The core problem is that the General Assembly has given itself exclusive power to choose the System’s main governing body, the Board of Governors, allowing it to micromanage the constituent institutions. In particular, the report cites troubling governance patterns at Appalachian State University, Fayetteville State University, UNC-Chapel Hill, East Carolina University and Western Carolina University.  The report cites several instances in which significant appointments (with lucrative, taxpayer funded salaries) were made without national searches and awarded to individuals with few qualifications besides partisan loyalty. An institution dedicated to education and the pursuit of knowledge is being undermined by willful partisanship.

The report also found that actions by the UNC System’s governing boards and campus administrations have placed academic freedom in “growing jeopardy.” But perhaps the report’s key finding was that institutional racism is alive and well at the University of North Carolina — and promoted by its leadership.

The report details the way in which UNC-Chapel Hill’s Board of Trustees interfered with the hiring of Nikole Hannah-Jones, a prominent journalist associated with the 1619 Project. The ham-fisted way in which the board undermined her appointment made it clear that it was prepared to apply ideological litmus tests to faculty appointments. The world is full of undemocratic regimes that use education to inculcate ideology rather than learning.  Thanks to the UNC System’s leadership, North Carolina has moved in that direction.

The AAUP helped establish the model of higher education that has made American universities the envy of the world.

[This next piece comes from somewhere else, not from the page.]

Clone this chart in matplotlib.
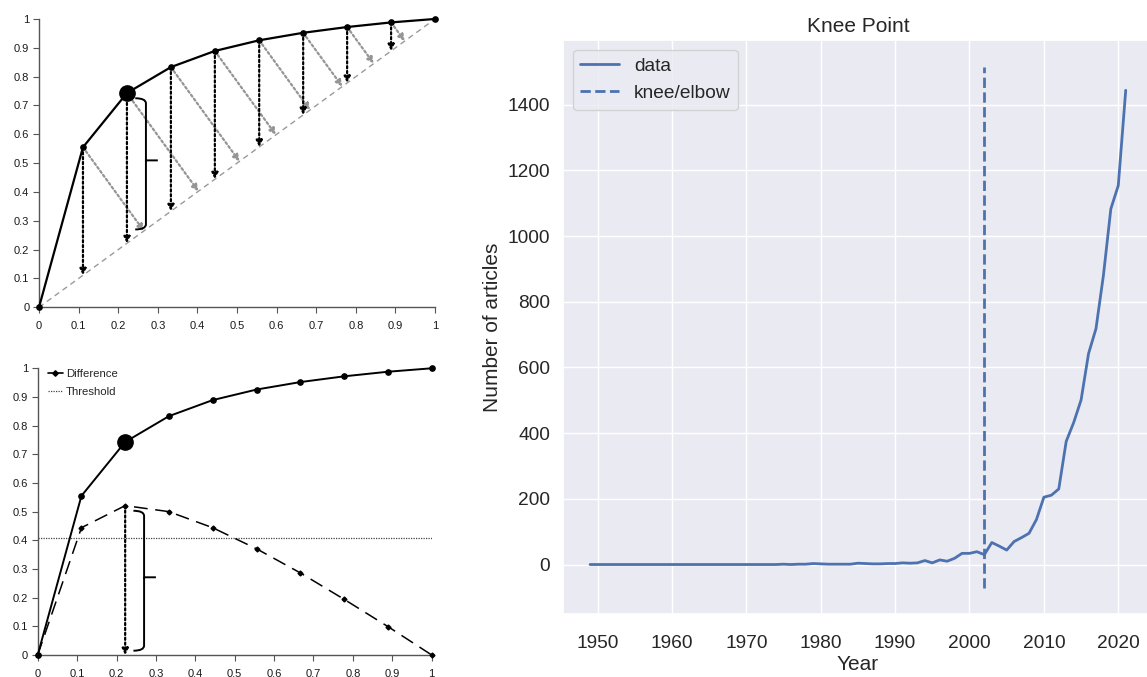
import numpy as np
import matplotlib
matplotlib.use("Agg")
import matplotlib.pyplot as plt
import seaborn as sns
from matplotlib.path import Path
from matplotlib.patches import PathPatch

# normalised curve used in the two explanatory panels
x_norm = [0.0, 0.111, 0.222, 0.333, 0.444, 0.556, 0.667, 0.778, 0.889, 1.0]
y_norm = [0.0, 0.555, 0.743, 0.833, 0.889, 0.926, 0.952, 0.972, 0.988, 1.0]
y_diff = [0.0, 0.444, 0.521, 0.500, 0.444, 0.370, 0.286, 0.194, 0.099, 0.0]
threshold = 0.407
knee_idx = 2
left_ticks = [0, 0.1, 0.2, 0.3, 0.4, 0.5, 0.6, 0.7, 0.8, 0.9, 1]
left_ticklabels = ["0", "0.1", "0.2", "0.3", "0.4", "0.5", "0.6", "0.7", "0.8", "0.9", "1"]

# articles per year
years = list(range(1949, 2022))
articles = [0] * 21 + [0, 0, 0, 0, 0, 1, 0, 1,
            1, 3, 2, 1, 1, 1, 1, 4, 3, 2, 2, 3, 3, 5, 4, 5, 12, 5, 14, 10, 19, 34,
            34, 39, 30, 67, 56, 44, 70, 82, 95, 137, 205, 211, 230, 375, 432, 501,
            642, 718, 880, 1083, 1154, 1444]
knee_year = 2002

sns.set_theme(font_scale=1.25)
plt.rcParams['font.family'] = ['Liberation Sans', 'DejaVu Sans']

fig = plt.figure(figsize=(11.47, 6.77), dpi=100)
fig.patch.set_facecolor('white')


def excel_axes(rect):
    ax = fig.add_axes(rect)
    ax.set_facecolor('white')
    ax.grid(False)
    ax.set_xlim(0, 1)
    ax.set_ylim(0, 1)
    for s in ['top', 'right']:
        ax.spines[s].set_visible(False)
    for s in ['left', 'bottom']:
        ax.spines[s].set_color('#555555')
        ax.spines[s].set_linewidth(1.0)
    ax.set_xticks(left_ticks)
    ax.set_xticklabels(left_ticklabels)
    ax.set_yticks(left_ticks)
    ax.set_yticklabels(left_ticklabels)
    ax.tick_params(axis='both', direction='out', length=4, width=0.8, color='#555555',
                   labelsize=8, labelcolor='#1a1a1a', left=True, bottom=True)
    ax.tick_params(axis='x', pad=6)
    ax.tick_params(axis='y', pad=3)
    return ax


def arrow(ax, start, end, color, lw=1.6):
    ax.annotate('', xy=end, xytext=start,
                arrowprops=dict(arrowstyle='-|>', linestyle=(0, (1, 1.2)), lw=lw,
                                color=color, shrinkA=0, shrinkB=0, mutation_scale=9),
                annotation_clip=False)


def brace(ax, x, y0, y1):
    w = 0.027
    h = 0.018
    ym = (y0 + y1) / 2 + 0.012
    verts = [(x - w, y0), (x, y0), (x, y0 - h),
             (x, ym + 0.004), (x, ym), (x + 0.03, ym),
             (x, ym), (x, ym - 0.004),
             (x, y1 + h), (x, y1), (x - w, y1)]
    codes = [Path.MOVETO, Path.CURVE3, Path.CURVE3,
             Path.LINETO, Path.LINETO, Path.LINETO,
             Path.MOVETO, Path.LINETO,
             Path.LINETO, Path.CURVE3, Path.CURVE3]
    ax.add_patch(PathPatch(Path(verts, codes), fill=False, lw=1.4, color='black',
                           clip_on=False, zorder=5))


# ---- top left: curve, diagonal, distances
ax1 = excel_axes([0.0340, 0.5461, 0.3453, 0.4259])
ax1.plot([0, 1], [0, 1], color='#9a9a9a', lw=1.0, ls=(0, (4, 3)), zorder=1)
fig.canvas.draw()
T = ax1.transData
p0 = T.transform((0, 0))
p1 = T.transform((1, 1))
d = (p1 - p0) / np.linalg.norm(p1 - p0)
for i in range(1, len(x_norm) - 1):
    arrow(ax1, (x_norm[i], y_norm[i]), (x_norm[i], x_norm[i]), 'black')
    p = T.transform((x_norm[i], y_norm[i]))
    foot = p0 + np.dot(p - p0, d) * d
    fx, fy = T.inverted().transform(foot)
    arrow(ax1, (x_norm[i], y_norm[i]), (fx, fy), '#959595')
ax1.plot(x_norm, y_norm, color='black', lw=1.6, marker='o', ms=3.8, clip_on=False, zorder=4)
ax1.plot(x_norm[knee_idx], y_norm[knee_idx], 'o', color='black', ms=11, clip_on=False, zorder=6)
bx = x_norm[knee_idx] + 0.048
brace(ax1, bx, y_norm[knee_idx] - 0.018, bx)

# ---- bottom left: difference curve and threshold
ax2 = excel_axes([0.03287, 0.0325, 0.3435, 0.4235])
ax2.plot(x_norm, y_norm, color='black', lw=1.4, marker='o', ms=3.8, clip_on=False, zorder=4)
ax2.plot(x_norm[knee_idx], y_norm[knee_idx], 'o', color='black', ms=11, clip_on=False, zorder=6)
ax2.plot(x_norm, y_diff, color='black', lw=1.1, ls=(0, (9, 5)), marker='D', ms=2.5,
         clip_on=False, zorder=4, label='Difference')
ax2.axhline(threshold, color='#444444', lw=0.9, ls=(0, (1, 1)), label='Threshold')
arrow(ax2, (x_norm[knee_idx], y_diff[knee_idx]), (x_norm[knee_idx], 0), 'black')
brace(ax2, bx, y_diff[knee_idx] - 0.018, 0.015)
h_diff = plt.Line2D([], [], color='black', lw=1.2, marker='D', ms=2.8, markevery=[1])
h_thr = plt.Line2D([], [], color='#444444', lw=0.9, ls=(0, (1, 1)))
ax2.legend([h_diff, h_thr], ['Difference', 'Threshold'], loc='upper left',
           bbox_to_anchor=(0.0, 1.035), frameon=False, fontsize=8.2, handlelength=1.3,
           handletextpad=0.3, labelspacing=0.75)

# ---- right: knee plot
ax3 = fig.add_axes([0.4911, 0.0926, 0.5137, 0.8476])
ax3.plot(years, articles, color='#4C72B0', lw=2.0, label='data')
ylim = ax3.get_ylim()
ax3.vlines(knee_year, ylim[0], ylim[1], colors='#4C72B0', linestyles='--', lw=2.0,
           label='knee/elbow')
ax3.set_title('Knee Point', fontsize=15)
ax3.set_xlabel('Year', fontsize=15, labelpad=2)
ax3.set_ylabel('Number of articles', fontsize=15)
ax3.tick_params(labelsize=13.75)
ax3.tick_params(axis='x', pad=9)
ax3.legend(loc='upper left', fontsize=13.75)

fig.savefig('out.png', dpi=100)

The principle of shared governance does not mean that professors run universities. Rather, it means that the professionals upon whom the university depends should be consulted in major decisions to ensure that institutions remain focused on their academic mission.  Without shared governance, universities can be manipulated to serve narrow partisan interests.

Similarly, academic freedom ensures that faculty cannot be punished for teaching and researching controversial topics or for criticizing state or university leaders.

These are not radical ideas. These are the principles that the modern American university were founded on. They were once integral to the UNC System, contributing to its global reputation. But as the AAUP report documents (you can read it here), these principles are being abandoned in North Carolina.

The AAUP will next decide whether the UNC System deserves a national sanction . To preserve higher education’s reputation in our state, the system’s leadership needs to get its house in order — immediately.